● **Supplied data**:

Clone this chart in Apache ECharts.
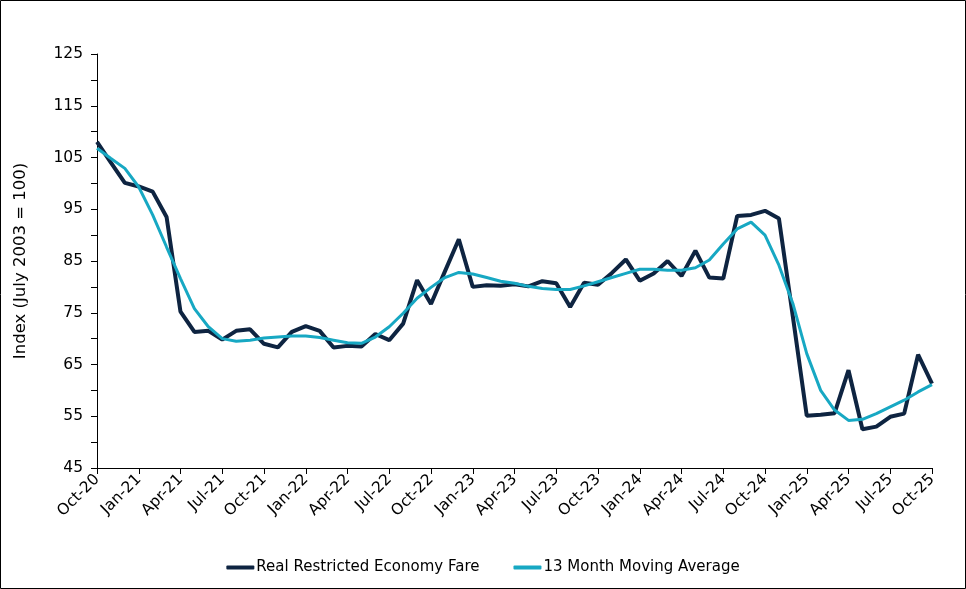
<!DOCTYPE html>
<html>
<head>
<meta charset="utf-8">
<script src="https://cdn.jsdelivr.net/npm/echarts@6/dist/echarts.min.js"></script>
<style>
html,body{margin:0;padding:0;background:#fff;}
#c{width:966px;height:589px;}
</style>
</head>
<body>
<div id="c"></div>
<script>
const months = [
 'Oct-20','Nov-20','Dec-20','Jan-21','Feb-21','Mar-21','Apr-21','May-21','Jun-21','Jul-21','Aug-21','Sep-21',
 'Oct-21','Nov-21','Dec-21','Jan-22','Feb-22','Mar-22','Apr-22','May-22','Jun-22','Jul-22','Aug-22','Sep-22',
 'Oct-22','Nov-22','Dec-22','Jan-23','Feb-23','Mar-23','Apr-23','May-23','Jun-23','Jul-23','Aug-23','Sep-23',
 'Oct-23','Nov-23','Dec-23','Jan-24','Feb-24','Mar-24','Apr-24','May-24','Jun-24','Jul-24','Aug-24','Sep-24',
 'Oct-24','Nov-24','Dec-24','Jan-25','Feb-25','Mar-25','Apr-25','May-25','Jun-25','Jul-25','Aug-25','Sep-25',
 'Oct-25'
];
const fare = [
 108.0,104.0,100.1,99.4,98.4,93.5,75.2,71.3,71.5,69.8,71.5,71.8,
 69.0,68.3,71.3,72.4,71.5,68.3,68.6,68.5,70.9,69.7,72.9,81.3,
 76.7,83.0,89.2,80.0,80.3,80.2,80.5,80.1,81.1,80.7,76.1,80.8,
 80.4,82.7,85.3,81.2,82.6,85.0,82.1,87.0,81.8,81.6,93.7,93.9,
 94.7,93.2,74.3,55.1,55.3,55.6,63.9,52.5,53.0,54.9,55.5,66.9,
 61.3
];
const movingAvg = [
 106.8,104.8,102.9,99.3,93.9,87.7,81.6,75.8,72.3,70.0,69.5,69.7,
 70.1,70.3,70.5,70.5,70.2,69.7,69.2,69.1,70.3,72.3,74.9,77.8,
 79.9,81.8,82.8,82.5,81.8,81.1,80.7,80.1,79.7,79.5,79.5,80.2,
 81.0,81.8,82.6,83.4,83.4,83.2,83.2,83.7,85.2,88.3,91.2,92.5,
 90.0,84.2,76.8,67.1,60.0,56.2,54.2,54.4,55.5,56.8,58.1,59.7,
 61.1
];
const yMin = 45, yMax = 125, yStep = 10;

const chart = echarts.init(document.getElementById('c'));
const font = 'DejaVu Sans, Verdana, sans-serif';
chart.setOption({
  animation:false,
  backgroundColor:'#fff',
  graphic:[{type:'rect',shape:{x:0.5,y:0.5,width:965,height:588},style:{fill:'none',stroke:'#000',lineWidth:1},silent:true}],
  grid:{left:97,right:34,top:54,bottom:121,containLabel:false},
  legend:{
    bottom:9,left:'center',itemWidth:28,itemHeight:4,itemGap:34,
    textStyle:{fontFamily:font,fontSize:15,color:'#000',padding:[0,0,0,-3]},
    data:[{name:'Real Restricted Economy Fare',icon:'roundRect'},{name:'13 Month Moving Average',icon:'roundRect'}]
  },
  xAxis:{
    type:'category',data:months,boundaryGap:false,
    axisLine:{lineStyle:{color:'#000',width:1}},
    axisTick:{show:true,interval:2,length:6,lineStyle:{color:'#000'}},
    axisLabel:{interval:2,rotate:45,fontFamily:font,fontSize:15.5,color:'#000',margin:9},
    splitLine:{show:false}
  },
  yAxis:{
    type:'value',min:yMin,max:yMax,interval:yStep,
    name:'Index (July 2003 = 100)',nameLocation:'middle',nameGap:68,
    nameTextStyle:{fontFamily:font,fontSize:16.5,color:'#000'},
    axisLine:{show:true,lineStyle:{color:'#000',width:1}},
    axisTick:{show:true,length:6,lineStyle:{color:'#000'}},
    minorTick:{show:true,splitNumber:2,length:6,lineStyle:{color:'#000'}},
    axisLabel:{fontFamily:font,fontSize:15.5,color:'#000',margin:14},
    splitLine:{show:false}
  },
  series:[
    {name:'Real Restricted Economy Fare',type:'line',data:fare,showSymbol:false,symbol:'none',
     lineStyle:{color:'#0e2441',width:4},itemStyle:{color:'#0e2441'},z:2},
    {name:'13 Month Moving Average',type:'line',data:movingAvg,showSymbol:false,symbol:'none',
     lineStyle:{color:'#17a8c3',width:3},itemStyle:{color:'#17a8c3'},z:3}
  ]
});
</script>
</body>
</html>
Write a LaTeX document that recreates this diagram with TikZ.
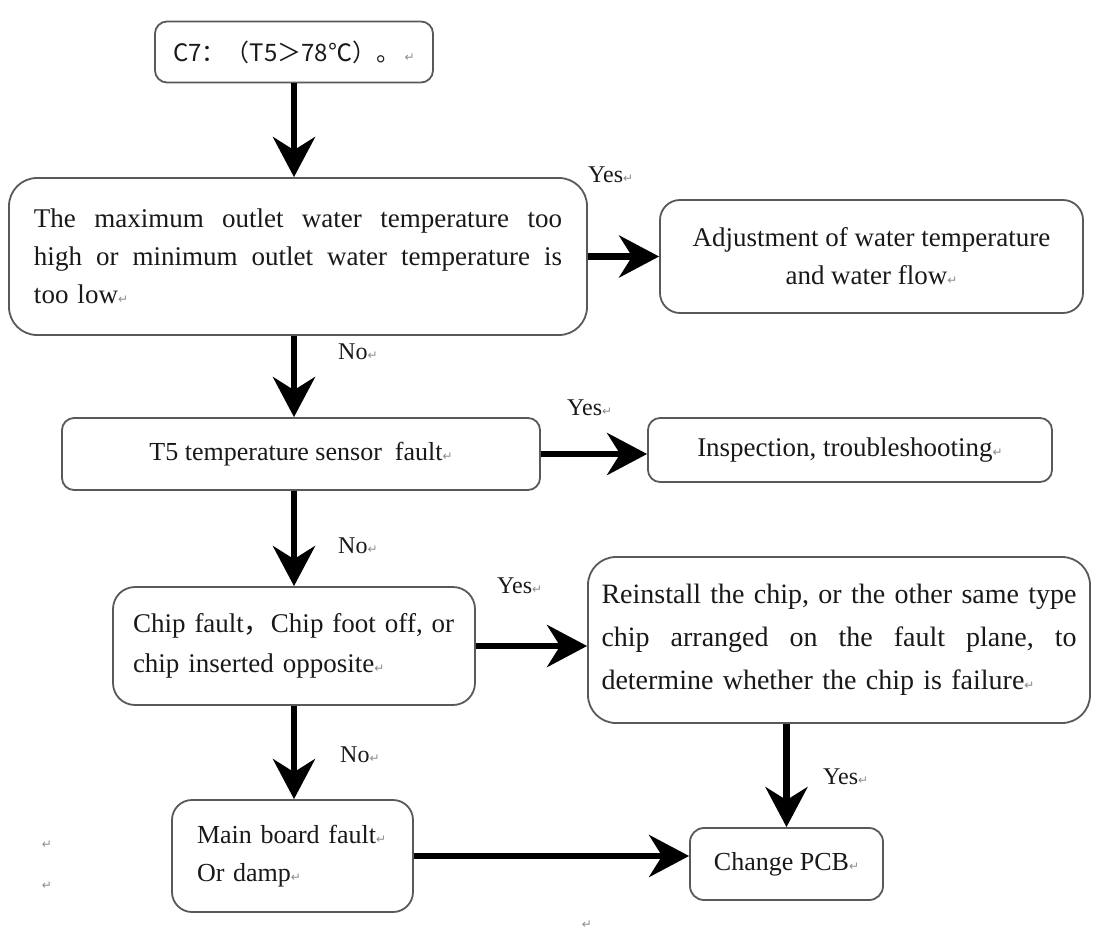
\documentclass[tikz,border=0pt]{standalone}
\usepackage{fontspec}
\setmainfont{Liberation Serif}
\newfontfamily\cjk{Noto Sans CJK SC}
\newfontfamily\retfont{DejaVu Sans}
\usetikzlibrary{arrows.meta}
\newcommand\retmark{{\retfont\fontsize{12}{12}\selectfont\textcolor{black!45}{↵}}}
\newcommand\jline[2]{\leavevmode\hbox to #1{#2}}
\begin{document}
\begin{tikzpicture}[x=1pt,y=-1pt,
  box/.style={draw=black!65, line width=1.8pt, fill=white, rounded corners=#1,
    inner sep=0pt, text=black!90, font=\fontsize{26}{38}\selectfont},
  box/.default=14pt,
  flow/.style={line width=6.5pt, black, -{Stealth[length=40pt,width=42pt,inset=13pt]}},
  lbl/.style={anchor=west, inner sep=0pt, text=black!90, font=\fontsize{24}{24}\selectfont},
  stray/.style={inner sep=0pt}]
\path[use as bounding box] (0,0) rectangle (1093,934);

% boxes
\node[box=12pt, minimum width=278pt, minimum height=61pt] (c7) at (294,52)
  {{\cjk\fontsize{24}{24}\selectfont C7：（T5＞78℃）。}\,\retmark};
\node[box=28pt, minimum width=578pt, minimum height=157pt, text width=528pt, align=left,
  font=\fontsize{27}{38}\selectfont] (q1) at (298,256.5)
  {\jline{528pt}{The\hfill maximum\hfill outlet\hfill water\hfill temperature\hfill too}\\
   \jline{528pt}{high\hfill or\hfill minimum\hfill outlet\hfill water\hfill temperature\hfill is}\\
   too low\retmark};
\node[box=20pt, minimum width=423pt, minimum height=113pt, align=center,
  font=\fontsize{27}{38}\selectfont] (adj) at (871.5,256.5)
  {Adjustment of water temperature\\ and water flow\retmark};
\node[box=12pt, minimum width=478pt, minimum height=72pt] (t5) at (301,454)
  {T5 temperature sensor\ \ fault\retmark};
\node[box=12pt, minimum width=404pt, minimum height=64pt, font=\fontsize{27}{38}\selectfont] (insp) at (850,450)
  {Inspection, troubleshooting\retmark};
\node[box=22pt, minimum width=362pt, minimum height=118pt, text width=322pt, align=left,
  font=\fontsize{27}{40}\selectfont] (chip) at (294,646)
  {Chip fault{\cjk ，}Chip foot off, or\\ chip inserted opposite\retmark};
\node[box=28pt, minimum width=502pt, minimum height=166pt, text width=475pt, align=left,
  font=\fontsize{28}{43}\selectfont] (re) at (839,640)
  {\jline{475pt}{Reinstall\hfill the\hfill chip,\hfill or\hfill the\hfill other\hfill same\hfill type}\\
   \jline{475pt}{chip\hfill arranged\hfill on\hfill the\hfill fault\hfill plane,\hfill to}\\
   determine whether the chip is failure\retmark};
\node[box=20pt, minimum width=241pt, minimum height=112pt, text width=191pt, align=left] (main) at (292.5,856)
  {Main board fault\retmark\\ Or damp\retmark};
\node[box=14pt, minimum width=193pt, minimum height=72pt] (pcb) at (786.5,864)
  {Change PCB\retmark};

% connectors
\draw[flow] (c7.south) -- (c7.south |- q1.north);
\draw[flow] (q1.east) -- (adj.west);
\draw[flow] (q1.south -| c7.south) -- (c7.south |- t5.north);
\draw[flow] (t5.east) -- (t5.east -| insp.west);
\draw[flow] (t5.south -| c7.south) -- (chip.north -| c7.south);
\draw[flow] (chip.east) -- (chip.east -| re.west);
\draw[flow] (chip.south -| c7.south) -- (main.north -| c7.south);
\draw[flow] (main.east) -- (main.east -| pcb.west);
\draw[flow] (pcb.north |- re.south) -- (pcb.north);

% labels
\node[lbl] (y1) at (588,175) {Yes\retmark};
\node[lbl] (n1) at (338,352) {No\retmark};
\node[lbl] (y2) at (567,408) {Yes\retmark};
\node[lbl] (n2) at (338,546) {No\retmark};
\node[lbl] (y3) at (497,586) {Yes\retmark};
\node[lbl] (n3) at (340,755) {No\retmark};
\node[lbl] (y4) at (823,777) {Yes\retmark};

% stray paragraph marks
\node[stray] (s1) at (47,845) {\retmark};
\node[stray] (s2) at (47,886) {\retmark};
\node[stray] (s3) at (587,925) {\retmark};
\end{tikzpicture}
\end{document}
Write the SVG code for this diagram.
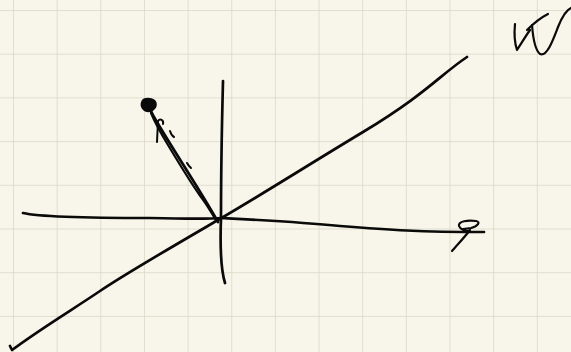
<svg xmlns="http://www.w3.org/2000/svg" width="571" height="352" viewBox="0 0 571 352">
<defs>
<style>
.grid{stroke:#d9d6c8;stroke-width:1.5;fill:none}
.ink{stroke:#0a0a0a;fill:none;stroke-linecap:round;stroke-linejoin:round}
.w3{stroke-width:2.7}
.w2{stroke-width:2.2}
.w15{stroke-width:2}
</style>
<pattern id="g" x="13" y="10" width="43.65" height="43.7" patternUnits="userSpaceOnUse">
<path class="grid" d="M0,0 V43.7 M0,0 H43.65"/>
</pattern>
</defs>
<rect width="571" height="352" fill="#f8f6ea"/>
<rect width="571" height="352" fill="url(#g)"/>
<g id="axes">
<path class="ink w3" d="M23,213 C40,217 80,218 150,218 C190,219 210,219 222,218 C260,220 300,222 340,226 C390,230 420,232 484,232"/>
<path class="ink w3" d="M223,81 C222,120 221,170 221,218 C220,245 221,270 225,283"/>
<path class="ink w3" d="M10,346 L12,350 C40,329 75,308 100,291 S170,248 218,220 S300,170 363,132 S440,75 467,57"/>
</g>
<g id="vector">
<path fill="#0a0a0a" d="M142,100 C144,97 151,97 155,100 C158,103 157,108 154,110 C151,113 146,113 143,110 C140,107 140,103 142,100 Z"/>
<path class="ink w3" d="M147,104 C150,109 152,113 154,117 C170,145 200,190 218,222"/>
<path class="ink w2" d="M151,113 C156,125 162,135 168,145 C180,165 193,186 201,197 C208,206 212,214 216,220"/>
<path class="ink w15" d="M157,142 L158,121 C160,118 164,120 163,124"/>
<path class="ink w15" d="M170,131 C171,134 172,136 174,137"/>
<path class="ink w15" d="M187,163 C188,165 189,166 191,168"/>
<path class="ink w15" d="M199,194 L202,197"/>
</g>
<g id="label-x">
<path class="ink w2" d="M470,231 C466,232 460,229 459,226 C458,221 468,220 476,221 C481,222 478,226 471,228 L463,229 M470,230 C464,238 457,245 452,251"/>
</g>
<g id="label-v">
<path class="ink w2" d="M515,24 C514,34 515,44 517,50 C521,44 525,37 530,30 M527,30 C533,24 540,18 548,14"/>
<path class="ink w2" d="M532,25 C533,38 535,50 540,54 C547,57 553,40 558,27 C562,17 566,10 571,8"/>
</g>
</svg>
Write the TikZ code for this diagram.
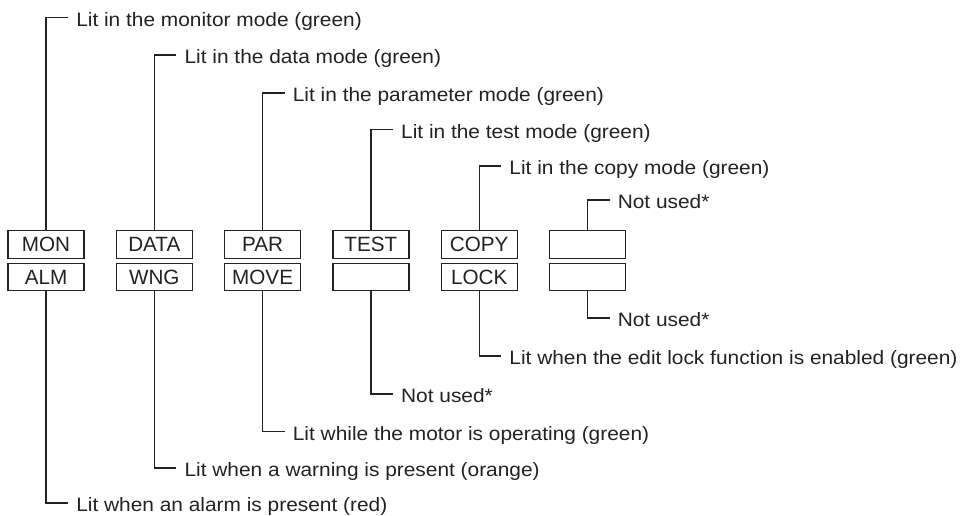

● **Exercise instructions**: Repeat the lines of the listing above verbatim, beginning at its first line and ending at the line containing "const yMin = 45, yMax = 125, yStep = 10;", which is included. Omit pictures.

● **Solution**:
Clone this chart in Apache ECharts.
<!DOCTYPE html>
<html>
<head>
<meta charset="utf-8">
<script src="https://cdn.jsdelivr.net/npm/echarts@6/dist/echarts.min.js"></script>
<style>
html,body{margin:0;padding:0;background:#fff;}
#c{width:966px;height:589px;}
</style>
</head>
<body>
<div id="c"></div>
<script>
const months = [
 'Oct-20','Nov-20','Dec-20','Jan-21','Feb-21','Mar-21','Apr-21','May-21','Jun-21','Jul-21','Aug-21','Sep-21',
 'Oct-21','Nov-21','Dec-21','Jan-22','Feb-22','Mar-22','Apr-22','May-22','Jun-22','Jul-22','Aug-22','Sep-22',
 'Oct-22','Nov-22','Dec-22','Jan-23','Feb-23','Mar-23','Apr-23','May-23','Jun-23','Jul-23','Aug-23','Sep-23',
 'Oct-23','Nov-23','Dec-23','Jan-24','Feb-24','Mar-24','Apr-24','May-24','Jun-24','Jul-24','Aug-24','Sep-24',
 'Oct-24','Nov-24','Dec-24','Jan-25','Feb-25','Mar-25','Apr-25','May-25','Jun-25','Jul-25','Aug-25','Sep-25',
 'Oct-25'
];
const fare = [
 108.0,104.0,100.1,99.4,98.4,93.5,75.2,71.3,71.5,69.8,71.5,71.8,
 69.0,68.3,71.3,72.4,71.5,68.3,68.6,68.5,70.9,69.7,72.9,81.3,
 76.7,83.0,89.2,80.0,80.3,80.2,80.5,80.1,81.1,80.7,76.1,80.8,
 80.4,82.7,85.3,81.2,82.6,85.0,82.1,87.0,81.8,81.6,93.7,93.9,
 94.7,93.2,74.3,55.1,55.3,55.6,63.9,52.5,53.0,54.9,55.5,66.9,
 61.3
];
const movingAvg = [
 106.8,104.8,102.9,99.3,93.9,87.7,81.6,75.8,72.3,70.0,69.5,69.7,
 70.1,70.3,70.5,70.5,70.2,69.7,69.2,69.1,70.3,72.3,74.9,77.8,
 79.9,81.8,82.8,82.5,81.8,81.1,80.7,80.1,79.7,79.5,79.5,80.2,
 81.0,81.8,82.6,83.4,83.4,83.2,83.2,83.7,85.2,88.3,91.2,92.5,
 90.0,84.2,76.8,67.1,60.0,56.2,54.2,54.4,55.5,56.8,58.1,59.7,
 61.1
];
const yMin = 45, yMax = 125, yStep = 10;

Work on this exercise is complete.